What you are asked to do:
Collect all lines containing the word "LaTeX" from the data.

Data listing:
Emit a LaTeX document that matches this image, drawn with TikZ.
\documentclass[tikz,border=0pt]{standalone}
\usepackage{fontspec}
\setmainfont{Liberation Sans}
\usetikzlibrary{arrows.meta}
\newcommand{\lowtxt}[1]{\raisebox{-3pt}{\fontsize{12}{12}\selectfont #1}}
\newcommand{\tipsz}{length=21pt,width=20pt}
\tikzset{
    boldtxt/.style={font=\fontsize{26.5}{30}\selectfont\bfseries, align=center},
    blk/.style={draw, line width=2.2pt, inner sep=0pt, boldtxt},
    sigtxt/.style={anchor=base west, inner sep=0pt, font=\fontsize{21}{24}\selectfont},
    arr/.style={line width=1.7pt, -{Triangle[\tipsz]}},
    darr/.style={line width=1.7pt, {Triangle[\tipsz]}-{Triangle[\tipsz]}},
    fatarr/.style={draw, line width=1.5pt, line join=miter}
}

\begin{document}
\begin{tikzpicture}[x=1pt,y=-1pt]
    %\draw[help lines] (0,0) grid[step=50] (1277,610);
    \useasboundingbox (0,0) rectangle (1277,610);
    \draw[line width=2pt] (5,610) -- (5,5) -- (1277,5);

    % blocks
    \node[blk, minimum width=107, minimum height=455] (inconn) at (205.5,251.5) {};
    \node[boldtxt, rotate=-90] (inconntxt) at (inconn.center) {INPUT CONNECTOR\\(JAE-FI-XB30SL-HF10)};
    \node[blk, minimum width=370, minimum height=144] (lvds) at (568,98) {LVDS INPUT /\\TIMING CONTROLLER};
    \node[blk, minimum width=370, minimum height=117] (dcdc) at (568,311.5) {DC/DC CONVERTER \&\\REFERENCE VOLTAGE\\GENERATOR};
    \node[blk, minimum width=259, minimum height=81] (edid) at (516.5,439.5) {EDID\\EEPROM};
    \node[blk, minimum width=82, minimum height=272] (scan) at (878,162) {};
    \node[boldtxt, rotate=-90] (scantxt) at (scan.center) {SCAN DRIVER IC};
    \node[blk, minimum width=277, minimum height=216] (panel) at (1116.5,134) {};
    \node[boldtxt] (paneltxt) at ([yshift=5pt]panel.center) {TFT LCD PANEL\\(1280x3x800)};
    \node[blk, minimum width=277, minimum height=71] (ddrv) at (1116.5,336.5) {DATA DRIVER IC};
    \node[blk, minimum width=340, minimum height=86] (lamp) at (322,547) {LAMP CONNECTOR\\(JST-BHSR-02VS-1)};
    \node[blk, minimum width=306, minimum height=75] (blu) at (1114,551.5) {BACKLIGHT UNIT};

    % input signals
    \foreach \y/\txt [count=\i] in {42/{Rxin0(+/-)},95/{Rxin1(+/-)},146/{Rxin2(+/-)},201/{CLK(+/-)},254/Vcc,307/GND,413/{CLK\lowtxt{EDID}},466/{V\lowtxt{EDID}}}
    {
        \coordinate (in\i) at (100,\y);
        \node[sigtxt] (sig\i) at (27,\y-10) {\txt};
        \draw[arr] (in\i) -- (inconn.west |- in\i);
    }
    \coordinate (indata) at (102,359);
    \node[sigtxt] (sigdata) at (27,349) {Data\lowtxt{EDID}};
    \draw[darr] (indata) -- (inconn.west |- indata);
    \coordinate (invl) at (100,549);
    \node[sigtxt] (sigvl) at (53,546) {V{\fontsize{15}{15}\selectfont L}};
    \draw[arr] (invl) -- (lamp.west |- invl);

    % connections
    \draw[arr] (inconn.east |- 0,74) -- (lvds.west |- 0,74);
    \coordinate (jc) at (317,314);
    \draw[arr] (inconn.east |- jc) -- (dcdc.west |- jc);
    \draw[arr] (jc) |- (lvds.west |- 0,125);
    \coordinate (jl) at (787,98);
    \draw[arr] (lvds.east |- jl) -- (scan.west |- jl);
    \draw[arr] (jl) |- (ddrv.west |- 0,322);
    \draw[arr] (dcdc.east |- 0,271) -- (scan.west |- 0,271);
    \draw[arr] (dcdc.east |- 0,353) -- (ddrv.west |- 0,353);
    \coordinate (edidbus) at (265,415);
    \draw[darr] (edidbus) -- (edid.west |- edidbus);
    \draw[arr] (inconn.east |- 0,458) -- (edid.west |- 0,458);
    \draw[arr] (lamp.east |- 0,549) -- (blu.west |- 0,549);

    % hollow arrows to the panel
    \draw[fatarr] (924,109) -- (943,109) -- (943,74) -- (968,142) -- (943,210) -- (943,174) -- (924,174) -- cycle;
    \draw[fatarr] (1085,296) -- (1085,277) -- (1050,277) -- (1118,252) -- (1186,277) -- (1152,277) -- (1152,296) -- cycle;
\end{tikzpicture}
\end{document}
---
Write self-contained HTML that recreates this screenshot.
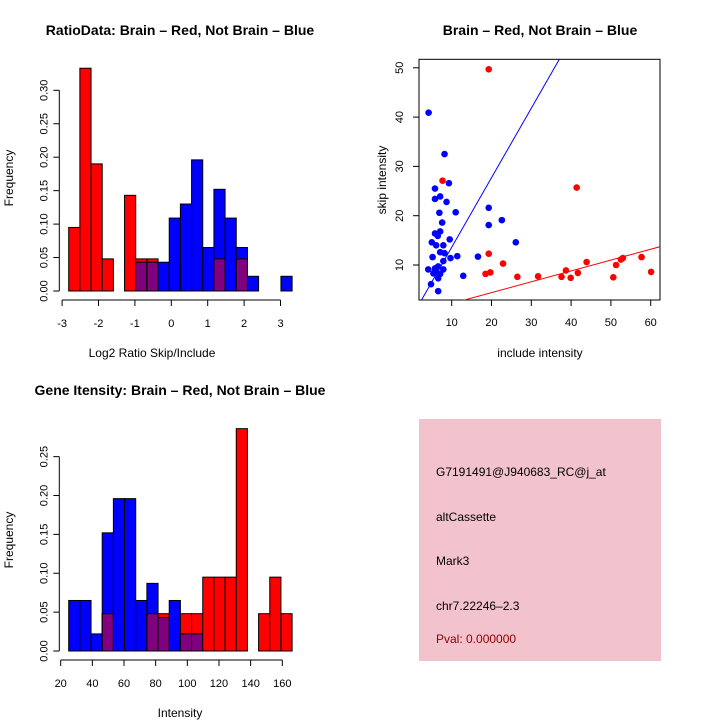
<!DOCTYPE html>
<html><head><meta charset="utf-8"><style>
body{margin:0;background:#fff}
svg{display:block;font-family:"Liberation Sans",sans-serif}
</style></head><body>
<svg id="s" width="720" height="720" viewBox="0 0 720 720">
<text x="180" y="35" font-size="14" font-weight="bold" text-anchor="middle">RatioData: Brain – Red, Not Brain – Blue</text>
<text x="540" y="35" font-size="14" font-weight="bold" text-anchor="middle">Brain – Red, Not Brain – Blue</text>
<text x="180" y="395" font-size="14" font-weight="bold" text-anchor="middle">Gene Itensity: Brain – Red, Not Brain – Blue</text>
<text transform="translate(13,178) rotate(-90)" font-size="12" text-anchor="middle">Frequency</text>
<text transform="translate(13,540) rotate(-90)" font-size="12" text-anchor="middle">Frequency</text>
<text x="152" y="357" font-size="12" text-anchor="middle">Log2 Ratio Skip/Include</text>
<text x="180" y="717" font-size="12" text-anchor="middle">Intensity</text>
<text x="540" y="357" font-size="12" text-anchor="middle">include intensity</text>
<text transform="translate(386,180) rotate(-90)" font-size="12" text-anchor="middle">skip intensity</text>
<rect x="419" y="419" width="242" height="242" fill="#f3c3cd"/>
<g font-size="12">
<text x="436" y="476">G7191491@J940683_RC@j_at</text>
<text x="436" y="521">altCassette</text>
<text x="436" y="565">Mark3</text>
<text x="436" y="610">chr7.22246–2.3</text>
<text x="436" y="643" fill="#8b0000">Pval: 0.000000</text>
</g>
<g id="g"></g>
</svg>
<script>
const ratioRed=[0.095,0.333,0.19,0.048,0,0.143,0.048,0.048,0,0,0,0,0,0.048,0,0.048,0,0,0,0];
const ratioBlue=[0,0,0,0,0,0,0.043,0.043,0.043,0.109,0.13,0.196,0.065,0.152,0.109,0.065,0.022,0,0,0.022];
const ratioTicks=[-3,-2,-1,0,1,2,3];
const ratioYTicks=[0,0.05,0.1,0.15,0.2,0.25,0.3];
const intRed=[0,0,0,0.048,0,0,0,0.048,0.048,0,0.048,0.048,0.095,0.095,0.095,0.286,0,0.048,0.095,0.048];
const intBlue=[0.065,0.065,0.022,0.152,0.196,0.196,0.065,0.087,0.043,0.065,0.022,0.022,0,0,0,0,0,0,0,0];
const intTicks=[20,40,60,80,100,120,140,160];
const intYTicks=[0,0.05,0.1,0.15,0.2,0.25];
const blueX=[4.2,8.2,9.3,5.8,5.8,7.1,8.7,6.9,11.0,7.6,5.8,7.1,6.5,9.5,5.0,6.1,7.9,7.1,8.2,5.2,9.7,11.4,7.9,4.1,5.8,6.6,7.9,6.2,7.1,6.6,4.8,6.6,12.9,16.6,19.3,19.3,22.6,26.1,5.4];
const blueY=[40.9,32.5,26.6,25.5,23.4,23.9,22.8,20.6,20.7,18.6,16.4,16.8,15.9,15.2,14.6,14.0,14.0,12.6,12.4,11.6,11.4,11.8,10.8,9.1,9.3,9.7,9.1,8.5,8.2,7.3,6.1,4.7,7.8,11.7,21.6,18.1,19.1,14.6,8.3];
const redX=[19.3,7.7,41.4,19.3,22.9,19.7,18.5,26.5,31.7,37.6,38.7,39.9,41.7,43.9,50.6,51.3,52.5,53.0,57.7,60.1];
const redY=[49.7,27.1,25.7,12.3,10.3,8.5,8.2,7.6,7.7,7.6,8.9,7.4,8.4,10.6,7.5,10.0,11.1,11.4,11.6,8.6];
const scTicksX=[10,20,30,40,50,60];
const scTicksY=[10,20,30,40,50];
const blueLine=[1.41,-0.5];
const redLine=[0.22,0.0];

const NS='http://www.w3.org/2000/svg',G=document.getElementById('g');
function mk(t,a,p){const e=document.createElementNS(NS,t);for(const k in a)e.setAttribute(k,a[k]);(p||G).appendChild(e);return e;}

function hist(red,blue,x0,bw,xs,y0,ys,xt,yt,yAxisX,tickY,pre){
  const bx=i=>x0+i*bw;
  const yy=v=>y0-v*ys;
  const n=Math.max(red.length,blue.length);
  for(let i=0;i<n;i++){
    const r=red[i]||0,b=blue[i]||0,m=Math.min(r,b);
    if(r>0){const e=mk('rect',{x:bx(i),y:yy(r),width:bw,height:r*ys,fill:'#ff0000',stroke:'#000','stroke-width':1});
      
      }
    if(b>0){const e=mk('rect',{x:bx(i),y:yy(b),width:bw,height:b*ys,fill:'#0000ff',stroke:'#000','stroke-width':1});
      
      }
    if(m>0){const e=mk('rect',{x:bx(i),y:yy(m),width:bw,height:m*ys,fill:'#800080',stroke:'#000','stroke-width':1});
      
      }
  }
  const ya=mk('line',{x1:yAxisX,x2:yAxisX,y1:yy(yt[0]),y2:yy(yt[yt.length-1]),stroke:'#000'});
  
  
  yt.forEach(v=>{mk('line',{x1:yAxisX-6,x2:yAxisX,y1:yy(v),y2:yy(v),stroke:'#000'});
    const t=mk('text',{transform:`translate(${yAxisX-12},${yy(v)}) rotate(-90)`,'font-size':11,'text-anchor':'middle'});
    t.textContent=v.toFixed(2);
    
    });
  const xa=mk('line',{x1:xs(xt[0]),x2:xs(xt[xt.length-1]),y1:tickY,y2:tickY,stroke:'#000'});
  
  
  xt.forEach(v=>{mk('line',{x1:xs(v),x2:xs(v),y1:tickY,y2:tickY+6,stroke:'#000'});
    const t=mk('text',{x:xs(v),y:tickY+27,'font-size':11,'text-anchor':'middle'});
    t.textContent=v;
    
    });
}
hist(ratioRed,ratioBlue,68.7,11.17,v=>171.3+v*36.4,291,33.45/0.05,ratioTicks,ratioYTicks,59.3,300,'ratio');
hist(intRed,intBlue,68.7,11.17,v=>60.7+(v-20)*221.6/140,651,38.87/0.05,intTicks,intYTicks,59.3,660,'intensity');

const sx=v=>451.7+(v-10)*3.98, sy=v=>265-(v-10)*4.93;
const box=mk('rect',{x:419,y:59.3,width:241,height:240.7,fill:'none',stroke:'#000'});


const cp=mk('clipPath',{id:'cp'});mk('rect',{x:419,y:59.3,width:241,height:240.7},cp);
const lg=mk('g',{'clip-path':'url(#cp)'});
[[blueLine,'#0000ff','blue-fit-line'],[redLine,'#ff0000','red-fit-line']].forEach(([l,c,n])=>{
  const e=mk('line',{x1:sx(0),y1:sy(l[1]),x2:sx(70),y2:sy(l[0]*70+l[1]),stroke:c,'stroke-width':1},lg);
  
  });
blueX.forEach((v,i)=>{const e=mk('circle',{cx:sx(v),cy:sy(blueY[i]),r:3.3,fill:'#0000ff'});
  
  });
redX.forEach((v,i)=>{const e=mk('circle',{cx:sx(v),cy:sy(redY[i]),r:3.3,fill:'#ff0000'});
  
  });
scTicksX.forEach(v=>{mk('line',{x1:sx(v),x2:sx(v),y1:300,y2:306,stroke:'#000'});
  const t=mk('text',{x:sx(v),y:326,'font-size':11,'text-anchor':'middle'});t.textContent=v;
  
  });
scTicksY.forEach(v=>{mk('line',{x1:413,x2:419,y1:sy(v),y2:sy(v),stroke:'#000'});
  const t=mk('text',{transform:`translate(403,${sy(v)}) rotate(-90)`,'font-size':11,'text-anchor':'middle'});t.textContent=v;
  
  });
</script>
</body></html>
---
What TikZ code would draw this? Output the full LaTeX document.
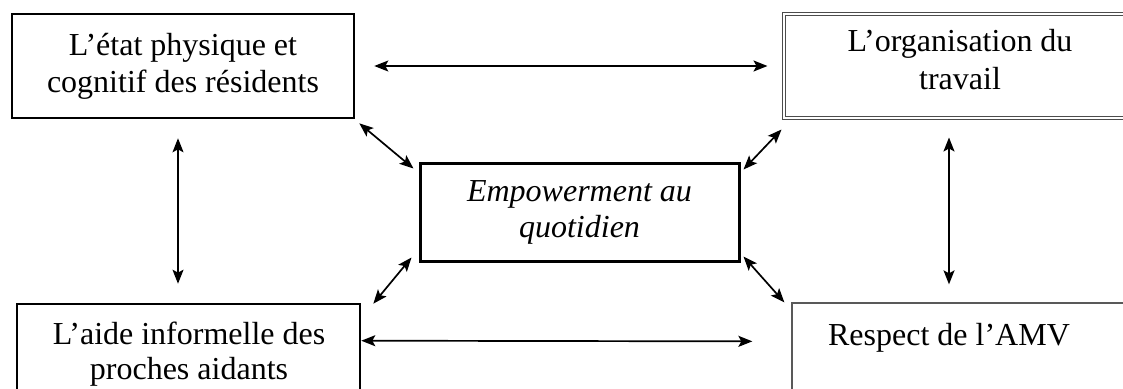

Task solution:
Emit a LaTeX document that matches this image, drawn with TikZ.
What TikZ code would draw this? Output the full LaTeX document.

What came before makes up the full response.